This project focuses on mathematical foundations and design methodologies for embedded hybrid systems (EHS). The essential feature of such systems is that software components interact not only with each other, but also with the physical world, through sensors and actuators. The discrete dynamics of computation thus adds up with the continuous dynamics of physical systems. Hybrid systems are an attempt to capture this double dynamism in a unified framework. To limit the interference of the formidable complexities of dynamical systems of both types, the continuous trajectories are usually encapsulated into states, at the static points of the discrete computational paths. The methods of continuous mathematics are then simply combined with the methods of discrete mathematics to analyze such combined systems.
The starting point of the planned research is a belief that the burgeoning field of coalgebra provides methods and techniques that will allow uniform representation and implementation methods for continuous and discrete objects and aspects. While algebraic methods allow specifying and programming of finite objects and inductive structures, such as expressions or well-founded trees, coalgebraic methods allow specifying and programming infinite objects, as coinductive structures: they include automata and various state machines on the one hand, as well as iterative function systems, analytic functions and operators, and real numbers on the other hand.
In a real sense, coinduction permeates analysis just like induction permeates arithmetic.
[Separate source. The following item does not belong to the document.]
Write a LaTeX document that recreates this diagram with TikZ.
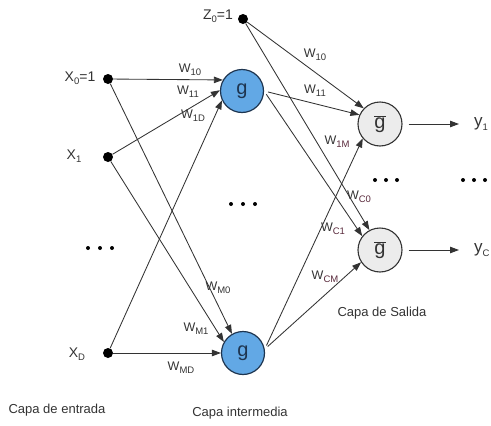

The difference is that the latter has been recognized as a fundamental logical principle a long time ago, whereas the the former has been recognized only recently, although it has appeared implicitly for some time (e.g. in most existence-of-the-solutions theorems, although it has been recognized as backwards induction in game theory).
The task is now to make explicit and systematize the use of coinductive and coalgebraic methods, and to apply them in analysis and design of embedded hybrid systems.